Paul’s voice lost some of its laughter. “He stole someone else’s identity? Because that’s the only way I can see someone who used to be a walking corpse getting into UCSF. Except as a practice cadaver, of course.”
“Jesse was born in California, you idiot.”
“Yeah, before it became a state.”
“What it means,” I went on, tipping back in my chair, “is that next year, after Jesse’s board-certified, and I’ve gotten my certification, we’ll be getting married.”
At least, if everything went according to schedule, and Jesse won the private grant he’d applied for to open his own practice. I didn’t see the point in mentioning any of these “if’s” to Paul . . . or that I didn’t know how much longer I could go on swimming laps in the dinky pool in the courtyard of my apartment building, trying to work out my frustration about my fiancé and his very nineteenth-century views about love, honor, and sex . . . views I’m determined to respect as much as he (unfortunately) respects my body.
Things have gotten steamy between us enough times for me to know that what’s behind the front of those tight jeans of Jesse’s will be worth the wait, though. Our wedding night is going to be epic.
Unless one of those many “if’s” doesn’t work out, or something happens to get the groom thrown in jail. Of all the obstacles I’d envisioned getting in the way of our very much deserved wedding night, Paul popping around again was the last thing I’d expected.
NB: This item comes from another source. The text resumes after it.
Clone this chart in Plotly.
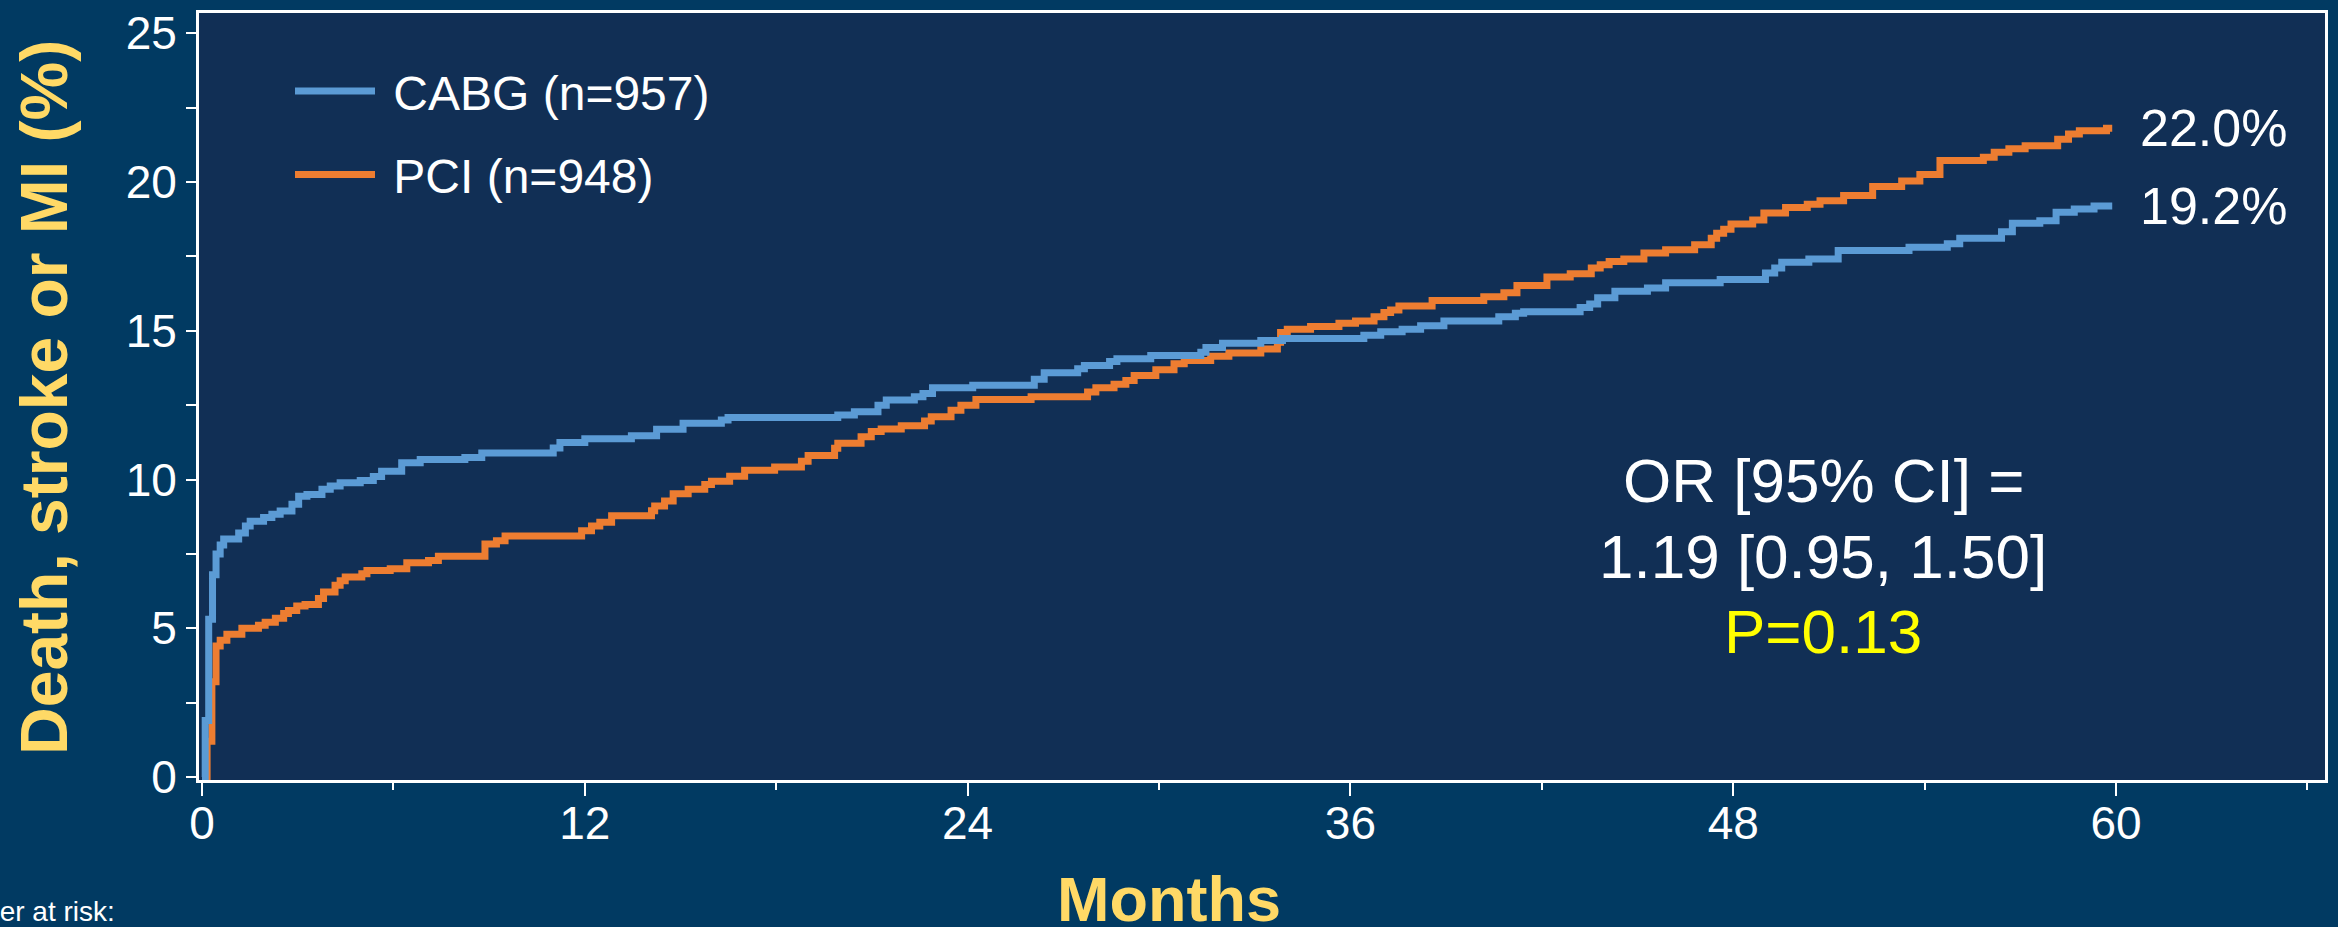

“But more important, it means someday we’ll be opening our own practice, specializing in helping sick kids,” I went on. “Not that helping other people is a concept I’d expect you to understand.”
“That’s not true,” Paul said. There was no laughter in his voice at all now. “I’ve always wanted to help you, Suze.”
“Is that what you call what you did to me graduation night, when you said you had a present you had to give to me in private, so I followed you outside and you threw me up against the mission wall and shoved your hand up my skirt?” I asked him, acidly. “You consider that helping me?”